Task to complete:
Look through the data and write out every line with the word "page" in it.
--- Entries provided ---
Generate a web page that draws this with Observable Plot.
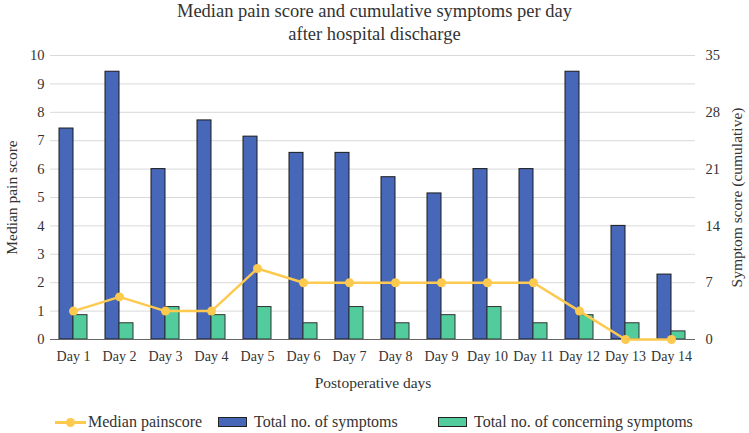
<!DOCTYPE html>
<html><head><meta charset="utf-8">
<script src="https://cdn.jsdelivr.net/npm/d3@7"></script>
<script src="https://cdn.jsdelivr.net/npm/@observablehq/plot@0.6"></script>
<style>
body{margin:0;background:#fff;font-family:'Liberation Serif','Times New Roman','DejaVu Serif',serif;color:#333;}
#wrap{position:relative;width:749px;height:433px;overflow:hidden;}
#title{text-align:center;font-size:18.5px;line-height:23px;height:46px;color:#333;}
#chart svg{display:block;}
#legend{position:absolute;left:0;top:411px;width:749px;height:22px;font-size:16px;}
.item{position:absolute;top:0;height:22px;line-height:22px;display:flex;align-items:center;white-space:nowrap;}
.sw{display:inline-block;width:29px;height:10px;border:1px solid #222;margin-right:7px;box-sizing:border-box;}
.ln{position:relative;display:inline-block;width:31px;height:22px;margin-right:2px;}
.ln:before{content:"";position:absolute;left:0;right:0;top:10px;height:2.5px;background:#FDC94E;}
.ln:after{content:"";position:absolute;left:11px;top:7px;width:9px;height:9px;border-radius:50%;background:#FDC94E;}
</style></head><body>
<div id="wrap">
<div id="title">Median pain score and cumulative symptoms per day<br>after hospital discharge</div>
<div id="chart"></div>
<div id="legend">
  <div class="item" style="left:55px"><span class="ln"></span>Median painscore</div>
  <div class="item" style="left:218px"><span class="sw" style="background:#4767B9"></span>Total no. of symptoms</div>
  <div class="item" style="left:438px"><span class="sw" style="background:#52CC9C"></span>Total no. of concerning symptoms</div>
</div>
</div>
<script>
const days = ["Day 1","Day 2","Day 3","Day 4","Day 5","Day 6","Day 7","Day 8","Day 9","Day 10","Day 11","Day 12","Day 13","Day 14"];
const totalSymptoms = [26,33,21,27,25,23,23,20,18,21,21,33,14,8];
const concerningSymptoms = [3,2,4,3,4,2,4,2,3,4,2,3,2,1];
const painScore = [1,1.5,1,1,2.5,2,2,2,2,2,2,1,0,0];
const leftTicks = [0,1,2,3,4,5,6,7,8,9,10];
const rightTicks = [0,7,14,21,28,35];
const ratio = 3.5; // right axis max 35 vs left axis max 10

const rows = days.map((d,i)=>({day:d,total:totalSymptoms[i],concern:concerningSymptoms[i],pain:painScore[i]}));
const font = "'Liberation Serif','Times New Roman','DejaVu Serif',serif";

const chart = Plot.plot({
  width:749, height:350,
  marginLeft:50, marginRight:54, marginTop:9, marginBottom:57,
  style:{fontFamily:font, fontSize:"14px", color:"#333", background:"#fff"},
  x:{domain:days, paddingInner:0.39, paddingOuter:0.195, label:null},
  y:{domain:[0,10], label:null},
  marks:[
    Plot.gridY(leftTicks,{stroke:"#d9d9d9", strokeOpacity:1}),
    Plot.barY(rows,{x:"day", y:d=>d.total/ratio, fill:"#4767B9", stroke:"#1a1a1a", strokeWidth:1, insetRight:14}),
    Plot.barY(rows,{x:"day", y:d=>d.concern/ratio, fill:"#52CC9C", stroke:"#333", strokeWidth:1, insetLeft:14}),
    Plot.ruleY([0],{stroke:"#666"}),
    Plot.line(rows,{x:"day", y:"pain", stroke:"#FDC94E", strokeWidth:2.5}),
    Plot.dot(rows,{x:"day", y:"pain", r:4.5, fill:"#FDC94E"}),
    Plot.axisX({tickSize:0, tickPadding:12, fontSize:14, fontFamily:font, label:null}),
    Plot.axisY(leftTicks,{anchor:"left", tickSize:0, tickPadding:6, fontSize:14.5, fontFamily:font, label:null}),
    Plot.axisY(rightTicks.map(t=>t/ratio),{anchor:"right", tickSize:0, tickPadding:10, fontSize:14.5, fontFamily:font, tickFormat:d=>String(Math.round(d*ratio)), label:null}),
    Plot.text(["Postoperative days"],{frameAnchor:"bottom", dy:48, fontSize:15.5, fontFamily:font, fill:"#333"}),
    Plot.text(["Median pain score"],{frameAnchor:"left", dx:-38, rotate:-90, textAnchor:"middle", fontSize:15.5, fontFamily:font, fill:"#333"}),
    Plot.text(["Symptom score (cumulative)"],{frameAnchor:"right", dx:42, rotate:-90, textAnchor:"middle", fontSize:15.5, fontFamily:font, fill:"#333"})
  ]
});
document.getElementById("chart").appendChild(chart);
</script>
</body></html>
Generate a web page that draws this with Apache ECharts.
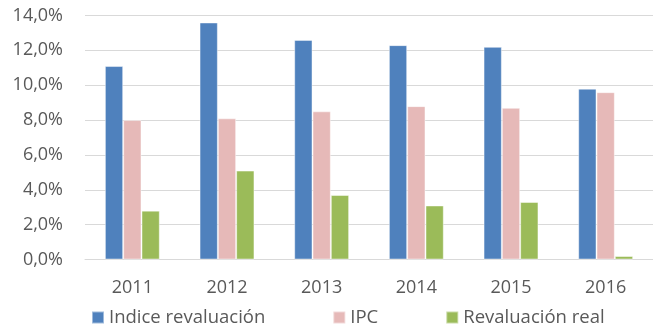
<!DOCTYPE html>
<html>
<head>
<meta charset="utf-8">
<script src="https://cdn.jsdelivr.net/npm/echarts@6/dist/echarts.min.js"></script>
<style>
  html, body { margin: 0; padding: 0; background: #ffffff; }
  #chart { width: 653px; height: 328px; }
</style>
</head>
<body>
<div id="chart"></div>
<script>
// Years on the category axis
const years = ['2011', '2012', '2013', '2014', '2015', '2016'];
// Annual percentages
const indiceRevaluacion = [11.1, 13.6, 12.6, 12.3, 12.2, 9.8];
const ipc = [8.0, 8.1, 8.5, 8.8, 8.7, 9.6];
const revaluacionReal = [2.8, 5.1, 3.7, 3.1, 3.3, 0.2];
// Value-axis range
const yMin = 0, yMax = 14, yStep = 2;

const textColor = '#595959';
const fontFamily = '"Open Sans", "Liberation Sans", Arial, sans-serif';

const chart = echarts.init(document.getElementById('chart'), null, { renderer: 'canvas' });

function barSeries(name, data, color) {
  return {
    name: name,
    type: 'bar',
    data: data,
    barGap: '0%',
    barCategoryGap: '42%',
    itemStyle: { color: color, borderColor: 'rgba(255,255,255,0.45)', borderWidth: 1 },
    emphasis: { disabled: true }
  };
}

chart.setOption({
  animation: false,
  textStyle: { fontFamily: fontFamily },
  grid: { left: 85, top: 15.5, width: 575.5, height: 244, containLabel: false },
  legend: {
    left: 91,
    top: 308,
    padding: 0,
    itemWidth: 12,
    itemHeight: 12,
    itemGap: 67,
    icon: 'rect',
    textStyle: { color: textColor, fontSize: 18.5, fontFamily: fontFamily },
    data: ['Indice revaluación', 'IPC', 'Revaluación real']
  },
  xAxis: {
    type: 'category',
    data: years,
    axisLine: { show: true, lineStyle: { color: '#d9d9d9', width: 1 } },
    axisTick: { show: false },
    axisLabel: { color: textColor, fontSize: 18, margin: 19, fontFamily: fontFamily }
  },
  yAxis: {
    type: 'value',
    min: yMin,
    max: yMax,
    interval: yStep,
    axisLine: { show: false },
    axisTick: { show: false },
    splitLine: { lineStyle: { color: '#d9d9d9', width: 1 } },
    axisLabel: {
      color: textColor,
      fontSize: 18,
      margin: 22,
      fontFamily: fontFamily,
      formatter: v => v.toFixed(1).replace('.', ',') + '%'
    }
  },
  series: [
    barSeries('Indice revaluación', indiceRevaluacion, '#4f81bd'),
    barSeries('IPC', ipc, '#e6b9b8'),
    barSeries('Revaluación real', revaluacionReal, '#9bbb59')
  ]
});
</script>
</body>
</html>
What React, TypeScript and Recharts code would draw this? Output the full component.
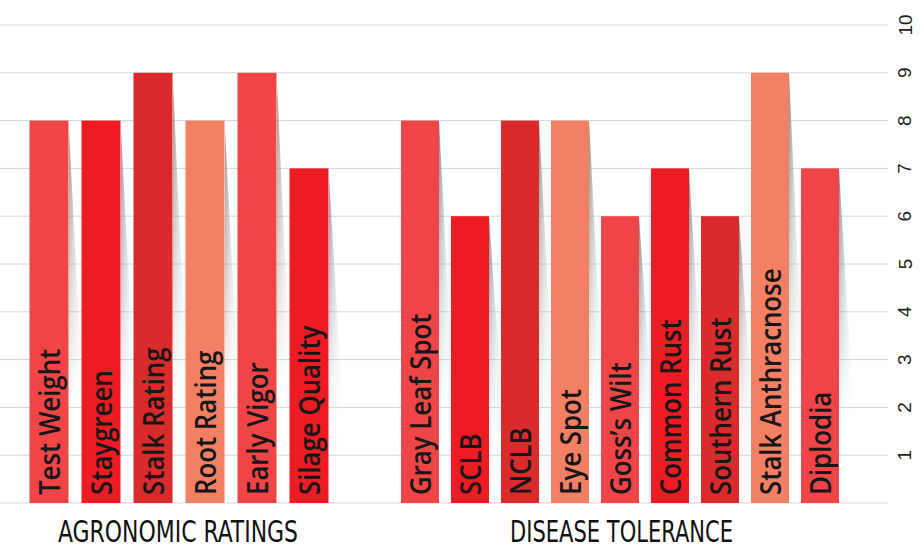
import { BarChart, Bar, XAxis, YAxis, CartesianGrid, Cell, LabelList } from 'recharts';

const agronomicTraits = ['Test Weight', 'Staygreen', 'Stalk Rating', 'Root Rating', 'Early Vigor', 'Silage Quality'];
const agronomicScores = [8, 8, 9, 8, 9, 7];

const diseaseTraits = [
  'Gray Leaf Spot', 'SCLB', 'NCLB', 'Eye Spot', 'Goss’s Wilt',
  'Common Rust', 'Southern Rust', 'Stalk Anthracnose', 'Diplodia',
];
const diseaseScores = [8, 6, 8, 8, 6, 7, 6, 9, 7];

const scoreTicks = [0, 1, 2, 3, 4, 5, 6, 7, 8, 9, 10];
const groupTitles = ['AGRONOMIC RATINGS', 'DISEASE TOLERANCE'];

// light red, red, dark red, salmon - repeats along each group
const palette = ['#EF4547', '#ED1C24', '#D92B2B', '#F37F65'];

const agronomicData = agronomicTraits.map((trait, i) => ({ trait, score: agronomicScores[i] }));
const diseaseData = diseaseTraits.map((trait, i) => ({ trait, score: diseaseScores[i] }));

const LABEL_FONT = '"Open Sans", "Noto Sans", sans-serif';
const TITLE_FONT = '"Liberation Sans Narrow", "DejaVu Sans Condensed", sans-serif';
const AXIS_FONT = '"Liberation Sans", Arial, sans-serif';

const HEIGHT = 557;
const MARGIN = { top: 25, right: 0, left: 0, bottom: 54 };

// eslint-disable-next-line @typescript-eslint/no-explicit-any
function ShadowedBar({ x, y, width, height, fill }: any) {
  if (!height) return null;
  const r = x + width;
  return (
    <g>
      <polygon
        points={`${r},${y} ${r + 20},${y + height} ${r},${y + height}`}
        fill="url(#shadeX)"
        mask="url(#shadeFade)"
      />
      <rect x={x} y={y} width={width} height={height} fill={fill} />
    </g>
  );
}

// eslint-disable-next-line @typescript-eslint/no-explicit-any
function TraitLabel({ x, y, width, height, value }: any) {
  const cx = x + width / 2;
  const by = y + height - 8;
  // condensed look: bigger glyphs, squeezed along the reading direction
  return (
    <text
      transform={`translate(${cx} ${by}) rotate(-90) scale(0.89 1)`}
      dominantBaseline="central"
      fontFamily={LABEL_FONT}
      fontWeight={600}
      fontSize={29}
      fill="#161616"
    >
      {value}
    </text>
  );
}

// eslint-disable-next-line @typescript-eslint/no-explicit-any
function ScoreTick({ x, y, payload }: any) {
  if (payload.value === 0) return null;
  const tx = x + 9;
  return (
    <text
      x={tx}
      y={y}
      transform={`rotate(-90 ${tx} ${y})`}
      textAnchor="middle"
      dominantBaseline="central"
      fontFamily={AXIS_FONT}
      fontSize={19}
      fill="#231F20"
    >
      {payload.value}
    </text>
  );
}

function ShadeDefs() {
  return (
    <defs>
      <linearGradient id="shadeX" x1="0" y1="0" x2="1" y2="0">
        <stop offset="0%" stopColor="#888888" stopOpacity={0.95} />
        <stop offset="100%" stopColor="#ffffff" stopOpacity={0} />
      </linearGradient>
      <linearGradient id="fadeY" x1="0" y1="0" x2="0" y2="1">
        <stop offset="0%" stopColor="#fff" />
        <stop offset="75%" stopColor="#000" />
      </linearGradient>
      <mask id="shadeFade" maskUnits="objectBoundingBox" maskContentUnits="objectBoundingBox" x="0" y="0" width="1" height="1">
        <rect x="0" y="0" width="1" height="1" fill="url(#fadeY)" />
      </mask>
    </defs>
  );
}

function GroupTitle({ text, cx, length }: { text: string; cx: number; length: number }) {
  return (
    <text
      x={cx}
      y={542}
      textAnchor="middle"
      textLength={length}
      lengthAdjust="spacingAndGlyphs"
      fontFamily={TITLE_FONT}
      fontSize={30}
      fill="#111"
    >
      {text}
    </text>
  );
}

export default function App() {
  return (
    <div style={{ position: 'absolute', left: 0, top: 0, width: 924, height: HEIGHT, background: '#fff' }}>
      <div style={{ position: 'absolute', left: 0, top: 0 }}>
        <BarChart width={360} height={HEIGHT} data={agronomicData} margin={MARGIN}>
          <ShadeDefs />
          <CartesianGrid vertical={false} stroke="#d6d6d6" strokeWidth={1} />
          <XAxis dataKey="trait" hide padding={{ left: 22.5, right: 25.5 }} />
          <YAxis hide domain={[0, 10]} ticks={scoreTicks} />
          <Bar dataKey="score" barSize={39} shape={<ShadowedBar />} isAnimationActive={false}>
            {agronomicData.map((d, i) => (
              <Cell key={d.trait} fill={palette[i % palette.length]} />
            ))}
            <LabelList dataKey="trait" content={TraitLabel} />
          </Bar>
        </BarChart>
      </div>
      <div style={{ position: 'absolute', left: 360, top: 0 }}>
        <BarChart width={564} height={HEIGHT} data={diseaseData} margin={MARGIN}>
          <CartesianGrid vertical={false} stroke="#d6d6d6" strokeWidth={1} />
          <XAxis dataKey="trait" hide padding={{ left: 35, right: 43 }} />
          <YAxis
            orientation="right"
            width={36}
            domain={[0, 10]}
            ticks={scoreTicks}
            axisLine={false}
            tickLine={false}
            tick={<ScoreTick />}
          />
          <Bar dataKey="score" barSize={38} shape={<ShadowedBar />} isAnimationActive={false}>
            {diseaseData.map((d, i) => (
              <Cell key={d.trait} fill={palette[i % palette.length]} />
            ))}
            <LabelList dataKey="trait" content={TraitLabel} />
          </Bar>
        </BarChart>
      </div>
      <svg width={924} height={HEIGHT} style={{ position: 'absolute', left: 0, top: 0, pointerEvents: 'none' }}>
        <GroupTitle text={groupTitles[0]} cx={178} length={240} />
        <GroupTitle text={groupTitles[1]} cx={621.5} length={223} />
      </svg>
    </div>
  );
}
---
Result of the task:
Generate a web page that draws this with Observable Plot.
Generate a web page that draws this with Apache ECharts.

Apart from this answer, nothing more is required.